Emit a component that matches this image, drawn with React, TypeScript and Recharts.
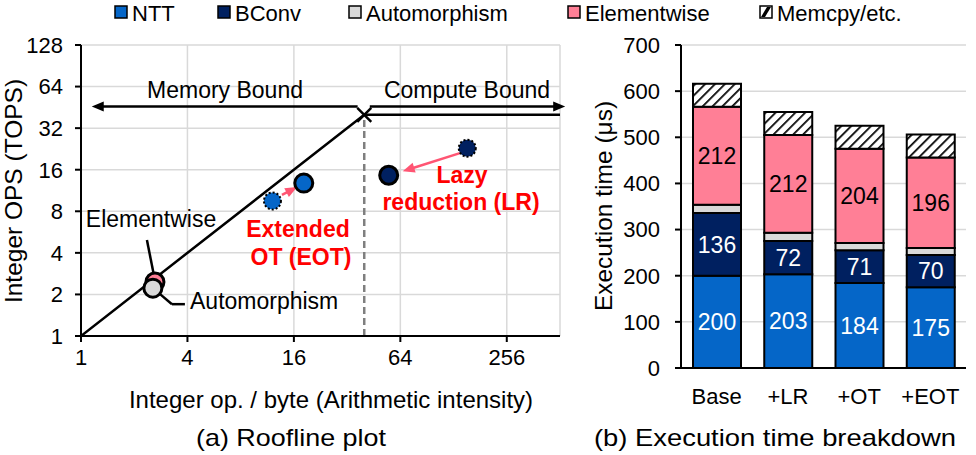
import {
  Bar,
  BarChart,
  CartesianGrid,
  LabelList,
  ReferenceLine,
  Scatter,
  ScatterChart,
  XAxis,
  YAxis,
} from 'recharts'

const FONT = '"Liberation Sans", Arial, Helvetica, sans-serif'

// (b) execution time breakdown (us)
const CONFIGS = ['Base', '+LR', '+OT', '+EOT']
const NTT = [200, 203, 184, 175]
const BCONV = [136, 72, 71, 70]
const AUTOMORPHISM = [18, 18, 16, 15]
const ELEMENTWISE = [212, 212, 204, 196]
const MEMCPY = [50, 50, 50, 50]
const TIME_TICKS = [0, 100, 200, 300, 400, 500, 600, 700]

// (a) roofline: op/byte vs TOPS
const INTENSITY_TICKS = [1, 4, 16, 64, 256]
const OPS_TICKS = [1, 2, 4, 8, 16, 32, 64, 128]
const RIDGE = 40
const ROOF = [{ x: 1, y: 1 }, { x: RIDGE, y: RIDGE }, { x: 512, y: RIDGE }]
const ELEMENTWISE_PT = [{ x: 2.62, y: 2.46 }]
const AUTOMORPHISM_PT = [{ x: 2.55, y: 2.22 }]
const EOT_BEFORE = [{ x: 12.1, y: 9.5 }]
const EOT_AFTER = [{ x: 18.2, y: 12.8 }]
const LR_BEFORE = [{ x: 153, y: 22.9 }]
const LR_AFTER = [{ x: 55, y: 14.6 }]

// annotation segments, in data coords
const MEMORY_ARROW = [{ x: 36.7, y: 46 }, { x: 1.15, y: 46 }]
const COMPUTE_ARROW = [{ x: 43, y: 46 }, { x: 548, y: 46 }]
const EOT_ARROW = [{ x: 13.7, y: 10.5 }, { x: 16.7, y: 12 }]
const LR_ARROW = [{ x: 139, y: 21.1 }, { x: 66, y: 15.6 }]
const ELEM_LEADER = [{ x: 2.36, y: 4.95 }, { x: 2.59, y: 2.72 }]
const AUTO_LEADER_A = [{ x: 2.8, y: 2.01 }, { x: 3.27, y: 1.7 }]
const AUTO_LEADER_B = [{ x: 3.27, y: 1.7 }, { x: 3.87, y: 1.7 }]
const RIDGE_DROP = [{ x: RIDGE, y: 1 }, { x: RIDGE, y: RIDGE }]

const C_NTT = '#0566c8'
const C_BCONV = '#002060'
const C_AUTO = '#d9d9d9'
const C_ELEM = '#ff7f96'
const C_ARROW = '#ff5573'
const GRID = '#d9d9d9'

const rows = CONFIGS.map((name, i) => ({
  name,
  ntt: NTT[i],
  bconv: BCONV[i],
  auto: AUTOMORPHISM[i],
  elem: ELEMENTWISE[i],
  memcpy: MEMCPY[i],
}))

const LEGEND = [
  { label: 'NTT', fill: C_NTT, x: 115 },
  { label: 'BConv', fill: C_BCONV, x: 218 },
  { label: 'Automorphism', fill: C_AUTO, x: 349 },
  { label: 'Elementwise', fill: C_ELEM, x: 568 },
  { label: 'Memcpy/etc.', fill: 'hatch', x: 760 },
]

function ArrowLine(props: any) {
  const { x1, y1, x2, y2, color, head } = props
  const dx = x2 - x1
  const dy = y2 - y1
  const len = Math.sqrt(dx * dx + dy * dy) || 1
  const ux = dx / len
  const uy = dy / len
  const L = 12
  const W = 5
  const bx = x2 - ux * L
  const by = y2 - uy * L
  return (
    <g>
      <line x1={x1} y1={y1} x2={head ? bx + ux * 2 : x2} y2={head ? by + uy * 2 : y2} stroke={color} strokeWidth={2.5} />
      {head && (
        <polygon
          points={`${x2},${y2} ${bx - uy * W},${by + ux * W} ${bx + uy * W},${by - ux * W}`}
          fill={color}
        />
      )}
    </g>
  )
}

const dot = (fill: string, dotted: boolean) => (p: any) => (
  <circle
    cx={p.cx}
    cy={p.cy}
    r={dotted ? 8.5 : 9}
    fill={fill}
    stroke="#000"
    strokeWidth={dotted ? 2 : 3}
    strokeDasharray={dotted ? '2 2' : undefined}
  />
)

const ridgeMark = (p: any) => (
  <g stroke="#000" strokeWidth={2.5}>
    <line x1={p.cx - 7} y1={p.cy - 7} x2={p.cx + 7} y2={p.cy + 7} />
    <line x1={p.cx - 7} y1={p.cy + 7} x2={p.cx + 7} y2={p.cy - 7} />
  </g>
)

function Roofline() {
  const seg = (points: any, color: string, head: boolean, key: string) => (
    <ReferenceLine
      key={key}
      segment={points}
      ifOverflow="visible"
      shape={(p: any) => <ArrowLine {...p} color={color} head={head} />}
    />
  )
  return (
    <ScatterChart width={580} height={455} margin={{ top: 45, right: 20, bottom: 89, left: 0 }}>
      <CartesianGrid stroke={GRID} strokeWidth={1.5} />
      <XAxis
        type="number"
        dataKey="x"
        scale="log"
        domain={[1, 512]}
        ticks={INTENSITY_TICKS}
        allowDataOverflow
        height={30}
        tickSize={6}
        tickMargin={7}
        stroke="#000"
        strokeWidth={2}
        tick={{ fontSize: 22, fill: '#000' }}
      />
      <YAxis
        type="number"
        dataKey="y"
        scale="log"
        domain={[1, 128]}
        ticks={OPS_TICKS}
        allowDataOverflow
        width={81}
        tickSize={6}
        tickMargin={12}
        stroke="#000"
        strokeWidth={2}
        tick={{ fontSize: 22, fill: '#000' }}
      />
      <ReferenceLine segment={RIDGE_DROP} stroke="#7f7f7f" strokeWidth={2.5} strokeDasharray="7 4" />
      {seg(ELEM_LEADER, '#000', false, 'el')}
      {seg(AUTO_LEADER_A, '#000', false, 'aa')}
      {seg(AUTO_LEADER_B, '#000', false, 'ab')}
      {seg(MEMORY_ARROW, '#000', true, 'mem')}
      {seg(COMPUTE_ARROW, '#000', true, 'cmp')}
      {seg(EOT_ARROW, C_ARROW, true, 'eot')}
      {seg(LR_ARROW, C_ARROW, true, 'lr')}
      <Scatter data={ROOF} line={{ stroke: '#000', strokeWidth: 2.5 }} shape={() => <g />} isAnimationActive={false} />
      <Scatter data={[ROOF[1]]} shape={ridgeMark} isAnimationActive={false} />
      <Scatter data={ELEMENTWISE_PT} shape={dot(C_ELEM, false)} isAnimationActive={false} />
      <Scatter data={AUTOMORPHISM_PT} shape={dot(C_AUTO, false)} isAnimationActive={false} />
      <Scatter data={EOT_BEFORE} shape={dot(C_NTT, true)} isAnimationActive={false} />
      <Scatter data={EOT_AFTER} shape={dot(C_NTT, false)} isAnimationActive={false} />
      <Scatter data={LR_BEFORE} shape={dot(C_BCONV, true)} isAnimationActive={false} />
      <Scatter data={LR_AFTER} shape={dot(C_BCONV, false)} isAnimationActive={false} />
    </ScatterChart>
  )
}

function Breakdown() {
  const barProps = { stackId: 't', stroke: '#000', strokeWidth: 2, isAnimationActive: false }
  const label = { fontSize: 23 }
  return (
    <BarChart width={396} height={455} data={rows} barSize={48} margin={{ top: 45, right: 10, bottom: 47, left: 0 }}>
      <defs>
        <pattern id="hatch" patternUnits="userSpaceOnUse" width={7} height={7} patternTransform="rotate(45)">
          <rect width={7} height={7} fill="#fff" />
          <line x1={0} y1={0} x2={0} y2={7} stroke="#000" strokeWidth={3.5} />
        </pattern>
      </defs>
      <CartesianGrid vertical={false} stroke={GRID} strokeWidth={1.5} />
      <XAxis
        dataKey="name"
        height={40}
        tickLine={false}
        tickSize={0}
        tickMargin={20}
        stroke="#000"
        strokeWidth={2}
        tick={{ fontSize: 22, fill: '#000' }}
      />
      <YAxis
        domain={[0, 700]}
        ticks={TIME_TICKS}
        width={101}
        tickSize={6}
        tickMargin={15}
        stroke="#000"
        strokeWidth={2}
        tick={{ fontSize: 22, fill: '#000' }}
      />
      <Bar dataKey="ntt" fill={C_NTT} {...barProps}>
        <LabelList dataKey="ntt" position="center" fill="#fff" style={label} />
      </Bar>
      <Bar dataKey="bconv" fill={C_BCONV} {...barProps}>
        <LabelList dataKey="bconv" position="center" fill="#fff" style={label} />
      </Bar>
      <Bar dataKey="auto" fill={C_AUTO} {...barProps} />
      <Bar dataKey="elem" fill={C_ELEM} {...barProps}>
        <LabelList dataKey="elem" position="center" fill="#000" style={label} />
      </Bar>
      <Bar dataKey="memcpy" fill="url(#hatch)" {...barProps} />
    </BarChart>
  )
}

export default function App() {
  return (
    <div
      style={{
        position: 'absolute',
        left: 0,
        top: 0,
        width: 976,
        height: 455,
        background: '#fff',
        fontFamily: FONT,
        overflow: 'hidden',
      }}
    >
      <div style={{ position: 'absolute', left: 0, top: 0 }}>
        <Roofline />
      </div>
      <div style={{ position: 'absolute', left: 580, top: 0 }}>
        <Breakdown />
      </div>
      <svg
        width={976}
        height={455}
        style={{ position: 'absolute', left: 0, top: 0, pointerEvents: 'none', fontFamily: FONT }}
      >
        {LEGEND.map((item) => (
          <g key={item.label}>
            <rect x={item.x} y={6} width={12} height={12} fill={item.fill === 'hatch' ? '#fff' : item.fill} stroke="#000" strokeWidth={1.5} />
            {item.fill === 'hatch' && (
              <polygon points={`${item.x + 1},17 ${item.x + 5},17 ${item.x + 11},7 ${item.x + 7},7`} fill="#000" />
            )}
            <text x={item.x + 17} y={20.5} fontSize={22}>{item.label}</text>
          </g>
        ))}

        <text transform="translate(22,191) rotate(-90)" textAnchor="middle" fontSize={24.5}>Integer OPS (TOPS)</text>
        <text x={331} y={408} textAnchor="middle" fontSize={24}>Integer op. / byte (Arithmetic intensity)</text>
        <text x={291} y={446} textAnchor="middle" fontSize={24} textLength={190} lengthAdjust="spacingAndGlyphs">(a) Roofline plot</text>

        <text transform="translate(612,206) rotate(-90)" textAnchor="middle" fontSize={24.5}>Execution time (μs)</text>
        <text x={775} y={446} textAnchor="middle" fontSize={24} textLength={362} lengthAdjust="spacingAndGlyphs">(b) Execution time breakdown</text>

        <text x={225} y={98} textAnchor="middle" fontSize={23}>Memory Bound</text>
        <text x={467} y={98} textAnchor="middle" fontSize={23}>Compute Bound</text>
        <text x={151} y={227} textAnchor="middle" fontSize={23}>Elementwise</text>
        <text x={190} y={309} fontSize={23}>Automorphism</text>

        <g fill="#ff0000" fontWeight="bold" fontSize={23} textAnchor="middle">
          <text x={298} y={237}>Extended</text>
          <text x={301} y={265}>OT (EOT)</text>
          <text x={462} y={183}>Lazy</text>
          <text x={461} y={210}>reduction (LR)</text>
        </g>
      </svg>
    </div>
  )
}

* **Task requirements**: Take the material above from its first line through the line holding "Arial, Helvetica, sans-serif'" and set it down exactly, without the pictures.

* **Task output**:
Emit a component that matches this image, drawn with React, TypeScript and Recharts.
import {
  Bar,
  BarChart,
  CartesianGrid,
  LabelList,
  ReferenceLine,
  Scatter,
  ScatterChart,
  XAxis,
  YAxis,
} from 'recharts'

const FONT = '"Liberation Sans", Arial, Helvetica, sans-serif'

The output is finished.